I generally liked the fluff in 4e. It had some flaws in presentation (efreets? Really?!) but generally thought pretty hard about crafting a cohesive whole from its bits and bobs.
I also generally like the 4e planar structure. D&D is better with a realm of faerie close to the world, and ditto a realm of death.
One thing that caught me off guard, though, even ignoring the mouthless 4e angels.
The mountains of Celestia got rearranged.
Quoting wikipedia,
Classic roster: Lunia, Mercuria, Venya, Solania, Mertion, Jovar, Chronias.
4e roster: Venya, Solania, Mertion, Jusar, Fulghen, Perantia, Chronias.
Nobody of importance lives on the last 4. Even weirder, planes above p. 44 claims the above list is descending order. Misprint?
Why did they change their names? What are these new under-detailed places like? Above all, why?
One guess: to avoid conceptual, even loosely, overlap with other layers of other planes, and to hammer home the mountain thing.
For instance, Lunia’s holy water healing like kind of moved to Empyron on Jusor, probably to condense and make room.
I kind of like it; it breaks me out of the mode where I’m just rattling off celestial bodies’ names.
In my campaign, the foremost “gods of good” are the rulers of these seven planes, and are titled as the layer they represent (though, as is traditional, Chronias is Chronias, the once and future.
They’re not gods of course, just the seven wisest and strongest beings in creation, with millenia of empathy and culture to fall back on, and a support structure of the best that the rest of the worlds have to offer. Millenia of magical items in their armory.
Venya is Venus and Elysium and Mariner’s Green. It is the champion of life, shelter, and bounty.
Solania is Apollo; skilled in all arts and crafts, active and energetic and creative. Athletes, scholars, queens and craftsmen live on itss slopes.
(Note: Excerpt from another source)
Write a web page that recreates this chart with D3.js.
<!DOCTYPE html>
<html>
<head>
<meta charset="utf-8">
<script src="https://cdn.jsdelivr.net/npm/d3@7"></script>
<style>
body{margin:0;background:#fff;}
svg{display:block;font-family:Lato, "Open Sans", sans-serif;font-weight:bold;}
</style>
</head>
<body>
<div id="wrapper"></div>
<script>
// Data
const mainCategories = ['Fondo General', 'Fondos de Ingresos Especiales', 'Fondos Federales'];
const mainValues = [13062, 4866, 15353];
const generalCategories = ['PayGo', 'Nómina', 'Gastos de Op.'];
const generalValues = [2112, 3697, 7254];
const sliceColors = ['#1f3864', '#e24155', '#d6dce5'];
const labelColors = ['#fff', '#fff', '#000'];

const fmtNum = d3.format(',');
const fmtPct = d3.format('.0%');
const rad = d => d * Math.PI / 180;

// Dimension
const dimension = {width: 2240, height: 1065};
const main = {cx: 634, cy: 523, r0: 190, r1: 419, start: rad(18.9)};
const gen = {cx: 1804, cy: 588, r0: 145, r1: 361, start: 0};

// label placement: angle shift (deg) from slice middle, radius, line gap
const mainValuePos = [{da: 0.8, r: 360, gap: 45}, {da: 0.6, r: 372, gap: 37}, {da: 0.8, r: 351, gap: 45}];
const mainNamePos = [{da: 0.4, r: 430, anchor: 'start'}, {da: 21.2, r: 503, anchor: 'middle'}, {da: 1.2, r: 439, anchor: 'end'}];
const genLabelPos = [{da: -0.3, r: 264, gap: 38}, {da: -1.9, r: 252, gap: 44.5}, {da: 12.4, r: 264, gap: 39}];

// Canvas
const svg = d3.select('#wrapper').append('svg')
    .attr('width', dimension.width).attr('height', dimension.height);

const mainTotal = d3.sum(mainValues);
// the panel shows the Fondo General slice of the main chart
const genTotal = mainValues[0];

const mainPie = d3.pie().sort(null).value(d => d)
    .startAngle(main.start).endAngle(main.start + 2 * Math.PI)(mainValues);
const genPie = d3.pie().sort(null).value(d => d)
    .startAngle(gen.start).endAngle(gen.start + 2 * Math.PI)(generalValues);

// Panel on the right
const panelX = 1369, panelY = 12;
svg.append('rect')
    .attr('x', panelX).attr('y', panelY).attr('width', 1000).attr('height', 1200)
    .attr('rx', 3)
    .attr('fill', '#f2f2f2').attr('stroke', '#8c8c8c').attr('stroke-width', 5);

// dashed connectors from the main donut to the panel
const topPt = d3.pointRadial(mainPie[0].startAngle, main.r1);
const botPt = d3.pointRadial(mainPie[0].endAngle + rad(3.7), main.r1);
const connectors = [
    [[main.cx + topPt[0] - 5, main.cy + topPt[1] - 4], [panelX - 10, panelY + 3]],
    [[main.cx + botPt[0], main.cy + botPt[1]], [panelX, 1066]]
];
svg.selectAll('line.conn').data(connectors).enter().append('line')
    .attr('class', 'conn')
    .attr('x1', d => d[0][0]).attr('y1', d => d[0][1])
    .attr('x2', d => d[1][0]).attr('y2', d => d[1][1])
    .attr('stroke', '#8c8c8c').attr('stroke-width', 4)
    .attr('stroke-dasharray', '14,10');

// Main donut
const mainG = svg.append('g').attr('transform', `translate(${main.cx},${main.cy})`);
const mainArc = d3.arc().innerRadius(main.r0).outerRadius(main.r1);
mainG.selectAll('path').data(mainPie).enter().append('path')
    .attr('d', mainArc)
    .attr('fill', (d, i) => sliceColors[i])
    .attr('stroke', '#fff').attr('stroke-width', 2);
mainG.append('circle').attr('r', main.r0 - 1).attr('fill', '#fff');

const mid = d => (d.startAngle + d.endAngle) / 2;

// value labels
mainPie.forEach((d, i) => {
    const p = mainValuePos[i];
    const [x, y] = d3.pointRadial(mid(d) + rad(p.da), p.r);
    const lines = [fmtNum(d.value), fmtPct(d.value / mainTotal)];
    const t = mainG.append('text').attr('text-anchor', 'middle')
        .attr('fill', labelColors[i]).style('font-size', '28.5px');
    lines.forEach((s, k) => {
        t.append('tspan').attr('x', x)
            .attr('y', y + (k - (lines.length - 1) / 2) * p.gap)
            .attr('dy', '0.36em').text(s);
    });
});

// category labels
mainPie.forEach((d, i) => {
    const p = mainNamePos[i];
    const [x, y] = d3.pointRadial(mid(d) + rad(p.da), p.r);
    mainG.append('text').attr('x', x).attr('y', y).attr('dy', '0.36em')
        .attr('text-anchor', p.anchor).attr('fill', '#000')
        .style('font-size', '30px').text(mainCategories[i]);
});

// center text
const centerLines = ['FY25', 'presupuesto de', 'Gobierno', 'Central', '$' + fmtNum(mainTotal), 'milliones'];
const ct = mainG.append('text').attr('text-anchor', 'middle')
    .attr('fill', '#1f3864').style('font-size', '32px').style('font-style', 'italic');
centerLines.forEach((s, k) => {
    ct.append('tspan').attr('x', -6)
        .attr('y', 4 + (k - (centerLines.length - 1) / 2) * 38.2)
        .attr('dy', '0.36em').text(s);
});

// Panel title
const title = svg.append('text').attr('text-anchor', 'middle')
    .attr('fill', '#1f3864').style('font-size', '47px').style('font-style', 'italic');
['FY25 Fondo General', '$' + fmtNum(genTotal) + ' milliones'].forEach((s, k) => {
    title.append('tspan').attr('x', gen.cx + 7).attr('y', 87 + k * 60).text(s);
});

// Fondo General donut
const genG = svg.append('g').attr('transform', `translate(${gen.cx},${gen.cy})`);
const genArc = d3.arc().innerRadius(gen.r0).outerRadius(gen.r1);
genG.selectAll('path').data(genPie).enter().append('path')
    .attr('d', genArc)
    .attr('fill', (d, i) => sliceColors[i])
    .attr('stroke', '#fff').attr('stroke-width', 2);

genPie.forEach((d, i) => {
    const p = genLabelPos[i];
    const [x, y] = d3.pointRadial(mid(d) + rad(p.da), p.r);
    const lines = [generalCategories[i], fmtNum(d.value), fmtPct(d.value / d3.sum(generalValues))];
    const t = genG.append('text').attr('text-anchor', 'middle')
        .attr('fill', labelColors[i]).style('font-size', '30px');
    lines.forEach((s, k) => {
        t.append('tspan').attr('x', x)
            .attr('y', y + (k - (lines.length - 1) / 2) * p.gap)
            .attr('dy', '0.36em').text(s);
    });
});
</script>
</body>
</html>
Mertion is Mars, red and vengeful. Here the hosts muster against eschaton; here heaven’s armory is built and maintained.
Jusor, Jupiter. I’m not sure how to unify “storm god” with “fourth-highest of holies”, but it seems worthwhile. Perhaps this is where heaven stores its armaments, a sort of heaven’s laboratory in particle physics and advanced arcana. Perhaps the storm is metaphysical, some sort of map-territory of the journey of the soul. Perhaps it’s a shard of thr chaos that precedes creation, curated in Heaven since where else would it go? Perhaps all 3.
Fulghen: no obvious analogue. We skipped mercury earlier, so this might be an opportunity. We could sort of put Mercury, Neptune and Bacchus in a blender and pull out Fulghen, patron of travel, trade, flux; passion, ecstasy and mad genius.
Perantia. Another no-specific-roman-planetary-equivalent-by-name. Saturn, yes okay no points; duty, civilization, law-against-chaos. But irritating, of course, because obviously Chronias is Saturn. But too little too late for this to be Lunia. Austere and humble, those who suffered in the cause of good receive their desserts here.
And, finally, Chronias. The hidden, the eldest, the endless light and the wisest spirit. What lies in Chronias is unknown, perhaps unknowable.